Supplied data:
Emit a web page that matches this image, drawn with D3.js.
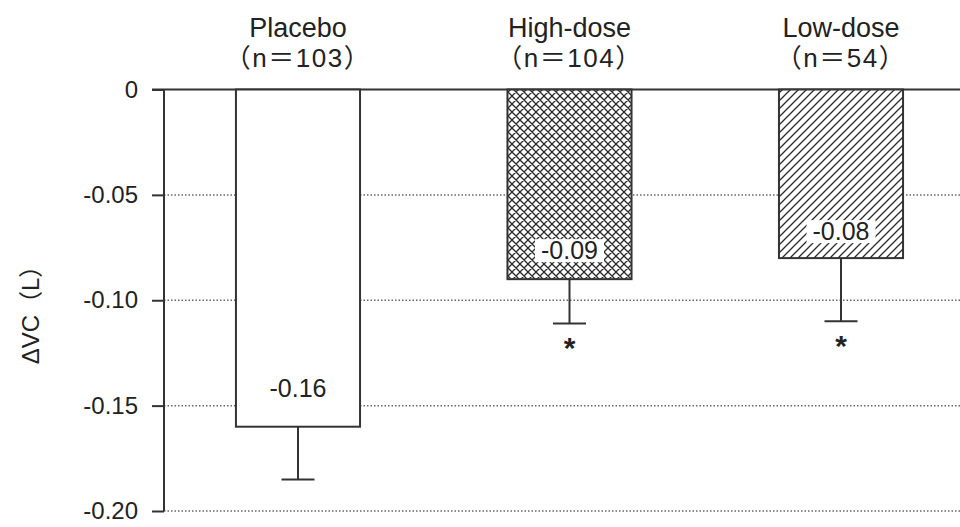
<!DOCTYPE html>
<html>
<head>
<meta charset="utf-8">
<script src="https://cdn.jsdelivr.net/npm/d3@7"></script>
<style>
  html, body { margin: 0; padding: 0; background: #fff; }
  svg { display: block; font-family: "Liberation Sans", Arial, "Noto Sans CJK JP", sans-serif; }
</style>
</head>
<body>
<svg id="chart" width="960" height="527"></svg>
<script>
// Change in vital capacity by treatment group
const groups = ["Placebo", "High-dose", "Low-dose"];
const groupN = ["（n＝103）", "（n＝104）", "（n＝54）"];
const meanChange = [-0.16, -0.09, -0.08];
const stdError = [0.025, 0.021, 0.030];
const significant = [false, true, true];
const yTicks = [0, -0.05, -0.10, -0.15, -0.20];
const yTickLabels = ["0", "-0.05", "-0.10", "-0.15", "-0.20"];
const yTitle = "ΔVC（L）";

const svg = d3.select("#chart");
const ink = "#222";
const lineCol = "#333";

const x = d3.scaleBand()
  .domain(groups)
  .range([164, 975])
  .paddingInner(0.543)
  .paddingOuter(0.265);

const y = d3.scaleLinear()
  .domain([0, -0.2])
  .range([89.5, 511]);

// hatch fills
const defs = svg.append("defs");
const cross = defs.append("pattern")
  .attr("id", "hatch-cross")
  .attr("patternUnits", "userSpaceOnUse")
  .attr("width", 8).attr("height", 8);
cross.append("rect").attr("width", 8).attr("height", 8).attr("fill", "#fff");
cross.append("path")
  .attr("d", "M0,8L8,0M-2,2L2,-2M6,10L10,6M0,0L8,8M-2,6L2,10M6,-2L10,2")
  .attr("stroke", "#2a2a2a").attr("stroke-width", 1.3);

const diag = defs.append("pattern")
  .attr("id", "hatch-diag")
  .attr("patternUnits", "userSpaceOnUse")
  .attr("width", 8).attr("height", 8);
diag.append("rect").attr("width", 8).attr("height", 8).attr("fill", "#fff");
diag.append("path")
  .attr("d", "M0,8L8,0M-2,2L2,-2M6,10L10,6")
  .attr("stroke", "#2a2a2a").attr("stroke-width", 1.3);

const fills = ["#fff", "url(#hatch-cross)", "url(#hatch-diag)"];

// dotted gridlines
const plotRight = 960;
svg.append("g").selectAll("line")
  .data(yTicks.filter(d => d !== 0))
  .join("line")
  .attr("x1", 164).attr("x2", plotRight)
  .attr("y1", d => y(d)).attr("y2", d => y(d))
  .attr("stroke", "#666")
  .attr("stroke-width", 1.5)
  .attr("stroke-dasharray", "1.5,2");

// y axis
const yAxis = d3.axisLeft(y)
  .tickValues(yTicks)
  .tickFormat((d, i) => yTickLabels[i])
  .tickSize(12)
  .tickPadding(14);
const gy = svg.append("g")
  .attr("transform", "translate(164,0)")
  .call(yAxis);
gy.select(".domain").attr("stroke", lineCol).attr("stroke-width", 2).attr("d", `M0,${y(0)}V${y(-0.2)}`);
gy.selectAll(".tick line").attr("stroke", lineCol).attr("stroke-width", 2);
gy.selectAll(".tick text")
  .attr("fill", ink)
  .attr("font-size", 24)
  .attr("font-family", "'Liberation Sans', Arial, sans-serif");

// baseline at zero
svg.append("line")
  .attr("x1", 152).attr("x2", plotRight)
  .attr("y1", y(0)).attr("y2", y(0))
  .attr("stroke", lineCol).attr("stroke-width", 2);

// y title
svg.append("text")
  .attr("transform", `translate(39,309) rotate(-90)`)
  .attr("text-anchor", "middle")
  .attr("font-size", 24)
  .attr("fill", ink)
  .text(yTitle);

// error bars
const errG = svg.append("g");
groups.forEach((g, i) => {
  const cx = x(g) + x.bandwidth() / 2;
  const lo = meanChange[i] - stdError[i];
  errG.append("line")
    .attr("x1", cx).attr("x2", cx)
    .attr("y1", y(meanChange[i])).attr("y2", y(lo))
    .attr("stroke", lineCol).attr("stroke-width", 2);
  errG.append("line")
    .attr("x1", cx - 16.5).attr("x2", cx + 16.5)
    .attr("y1", y(lo)).attr("y2", y(lo))
    .attr("stroke", lineCol).attr("stroke-width", 2);
});

// bars
svg.append("g").selectAll("rect")
  .data(groups)
  .join("rect")
  .attr("x", d => x(d))
  .attr("width", x.bandwidth())
  .attr("y", y(0))
  .attr("height", (d, i) => y(meanChange[i]) - y(0))
  .attr("fill", (d, i) => fills[i])
  .attr("stroke", lineCol)
  .attr("stroke-width", 2);

// value labels on white boxes
const fmt = d3.format(".2f");
const labelLift = [30, 20, 18];
const labG = svg.append("g");
groups.forEach((g, i) => {
  const cx = x(g) + x.bandwidth() / 2;
  const base = y(meanChange[i]) - labelLift[i];
  const t = labG.append("text")
    .attr("x", cx).attr("y", base)
    .attr("text-anchor", "middle")
    .attr("font-size", 25)
    .attr("fill", ink)
    .text(fmt(meanChange[i]).replace("−", "-"));
  const bb = t.node().getBBox();
  labG.insert("rect", () => t.node())
    .attr("x", bb.x - 6).attr("y", base - 20)
    .attr("width", bb.width + 12).attr("height", 23)
    .attr("fill", "#fff");
});

// significance markers
groups.forEach((g, i) => {
  if (!significant[i]) return;
  const cx = x(g) + x.bandwidth() / 2;
  svg.append("text")
    .attr("x", cx).attr("y", y(meanChange[i] - stdError[i]) + 35)
    .attr("text-anchor", "middle")
    .attr("font-size", 30)
    .attr("font-weight", "bold")
    .attr("fill", ink)
    .text("*");
});

// group headers
groups.forEach((g, i) => {
  const cx = x(g) + x.bandwidth() / 2;
  svg.append("text")
    .attr("x", cx).attr("y", 37)
    .attr("text-anchor", "middle")
    .attr("font-size", 27)
    .attr("fill", ink)
    .text(g);
  svg.append("text")
    .attr("x", cx).attr("y", 67)
    .attr("text-anchor", "middle")
    .attr("font-size", 26)
    .attr("letter-spacing", 1.5)
    .attr("fill", ink)
    .text(groupN[i]);
});
</script>
</body>
</html>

Exercise: Quote everything in the listing above exactly; pictures are the only thing to omit.

Complete output:
Emit a web page that matches this image, drawn with D3.js.
<!DOCTYPE html>
<html>
<head>
<meta charset="utf-8">
<script src="https://cdn.jsdelivr.net/npm/d3@7"></script>
<style>
  html, body { margin: 0; padding: 0; background: #fff; }
  svg { display: block; font-family: "Liberation Sans", Arial, "Noto Sans CJK JP", sans-serif; }
</style>
</head>
<body>
<svg id="chart" width="960" height="527"></svg>
<script>
// Change in vital capacity by treatment group
const groups = ["Placebo", "High-dose", "Low-dose"];
const groupN = ["（n＝103）", "（n＝104）", "（n＝54）"];
const meanChange = [-0.16, -0.09, -0.08];
const stdError = [0.025, 0.021, 0.030];
const significant = [false, true, true];
const yTicks = [0, -0.05, -0.10, -0.15, -0.20];
const yTickLabels = ["0", "-0.05", "-0.10", "-0.15", "-0.20"];
const yTitle = "ΔVC（L）";

const svg = d3.select("#chart");
const ink = "#222";
const lineCol = "#333";

const x = d3.scaleBand()
  .domain(groups)
  .range([164, 975])
  .paddingInner(0.543)
  .paddingOuter(0.265);

const y = d3.scaleLinear()
  .domain([0, -0.2])
  .range([89.5, 511]);

// hatch fills
const defs = svg.append("defs");
const cross = defs.append("pattern")
  .attr("id", "hatch-cross")
  .attr("patternUnits", "userSpaceOnUse")
  .attr("width", 8).attr("height", 8);
cross.append("rect").attr("width", 8).attr("height", 8).attr("fill", "#fff");
cross.append("path")
  .attr("d", "M0,8L8,0M-2,2L2,-2M6,10L10,6M0,0L8,8M-2,6L2,10M6,-2L10,2")
  .attr("stroke", "#2a2a2a").attr("stroke-width", 1.3);

const diag = defs.append("pattern")
  .attr("id", "hatch-diag")
  .attr("patternUnits", "userSpaceOnUse")
  .attr("width", 8).attr("height", 8);
diag.append("rect").attr("width", 8).attr("height", 8).attr("fill", "#fff");
diag.append("path")
  .attr("d", "M0,8L8,0M-2,2L2,-2M6,10L10,6")
  .attr("stroke", "#2a2a2a").attr("stroke-width", 1.3);

const fills = ["#fff", "url(#hatch-cross)", "url(#hatch-diag)"];

// dotted gridlines
const plotRight = 960;
svg.append("g").selectAll("line")
  .data(yTicks.filter(d => d !== 0))
  .join("line")
  .attr("x1", 164).attr("x2", plotRight)
  .attr("y1", d => y(d)).attr("y2", d => y(d))
  .attr("stroke", "#666")
  .attr("stroke-width", 1.5)
  .attr("stroke-dasharray", "1.5,2");

// y axis
const yAxis = d3.axisLeft(y)
  .tickValues(yTicks)
  .tickFormat((d, i) => yTickLabels[i])
  .tickSize(12)
  .tickPadding(14);
const gy = svg.append("g")
  .attr("transform", "translate(164,0)")
  .call(yAxis);
gy.select(".domain").attr("stroke", lineCol).attr("stroke-width", 2).attr("d", `M0,${y(0)}V${y(-0.2)}`);
gy.selectAll(".tick line").attr("stroke", lineCol).attr("stroke-width", 2);
gy.selectAll(".tick text")
  .attr("fill", ink)
  .attr("font-size", 24)
  .attr("font-family", "'Liberation Sans', Arial, sans-serif");

// baseline at zero
svg.append("line")
  .attr("x1", 152).attr("x2", plotRight)
  .attr("y1", y(0)).attr("y2", y(0))
  .attr("stroke", lineCol).attr("stroke-width", 2);

// y title
svg.append("text")
  .attr("transform", `translate(39,309) rotate(-90)`)
  .attr("text-anchor", "middle")
  .attr("font-size", 24)
  .attr("fill", ink)
  .text(yTitle);

// error bars
const errG = svg.append("g");
groups.forEach((g, i) => {
  const cx = x(g) + x.bandwidth() / 2;
  const lo = meanChange[i] - stdError[i];
  errG.append("line")
    .attr("x1", cx).attr("x2", cx)
    .attr("y1", y(meanChange[i])).attr("y2", y(lo))
    .attr("stroke", lineCol).attr("stroke-width", 2);
  errG.append("line")
    .attr("x1", cx - 16.5).attr("x2", cx + 16.5)
    .attr("y1", y(lo)).attr("y2", y(lo))
    .attr("stroke", lineCol).attr("stroke-width", 2);
});

// bars
svg.append("g").selectAll("rect")
  .data(groups)
  .join("rect")
  .attr("x", d => x(d))
  .attr("width", x.bandwidth())
  .attr("y", y(0))
  .attr("height", (d, i) => y(meanChange[i]) - y(0))
  .attr("fill", (d, i) => fills[i])
  .attr("stroke", lineCol)
  .attr("stroke-width", 2);

// value labels on white boxes
const fmt = d3.format(".2f");
const labelLift = [30, 20, 18];
const labG = svg.append("g");
groups.forEach((g, i) => {
  const cx = x(g) + x.bandwidth() / 2;
  const base = y(meanChange[i]) - labelLift[i];
  const t = labG.append("text")
    .attr("x", cx).attr("y", base)
    .attr("text-anchor", "middle")
    .attr("font-size", 25)
    .attr("fill", ink)
    .text(fmt(meanChange[i]).replace("−", "-"));
  const bb = t.node().getBBox();
  labG.insert("rect", () => t.node())
    .attr("x", bb.x - 6).attr("y", base - 20)
    .attr("width", bb.width + 12).attr("height", 23)
    .attr("fill", "#fff");
});

// significance markers
groups.forEach((g, i) => {
  if (!significant[i]) return;
  const cx = x(g) + x.bandwidth() / 2;
  svg.append("text")
    .attr("x", cx).attr("y", y(meanChange[i] - stdError[i]) + 35)
    .attr("text-anchor", "middle")
    .attr("font-size", 30)
    .attr("font-weight", "bold")
    .attr("fill", ink)
    .text("*");
});

// group headers
groups.forEach((g, i) => {
  const cx = x(g) + x.bandwidth() / 2;
  svg.append("text")
    .attr("x", cx).attr("y", 37)
    .attr("text-anchor", "middle")
    .attr("font-size", 27)
    .attr("fill", ink)
    .text(g);
  svg.append("text")
    .attr("x", cx).attr("y", 67)
    .attr("text-anchor", "middle")
    .attr("font-size", 26)
    .attr("letter-spacing", 1.5)
    .attr("fill", ink)
    .text(groupN[i]);
});
</script>
</body>
</html>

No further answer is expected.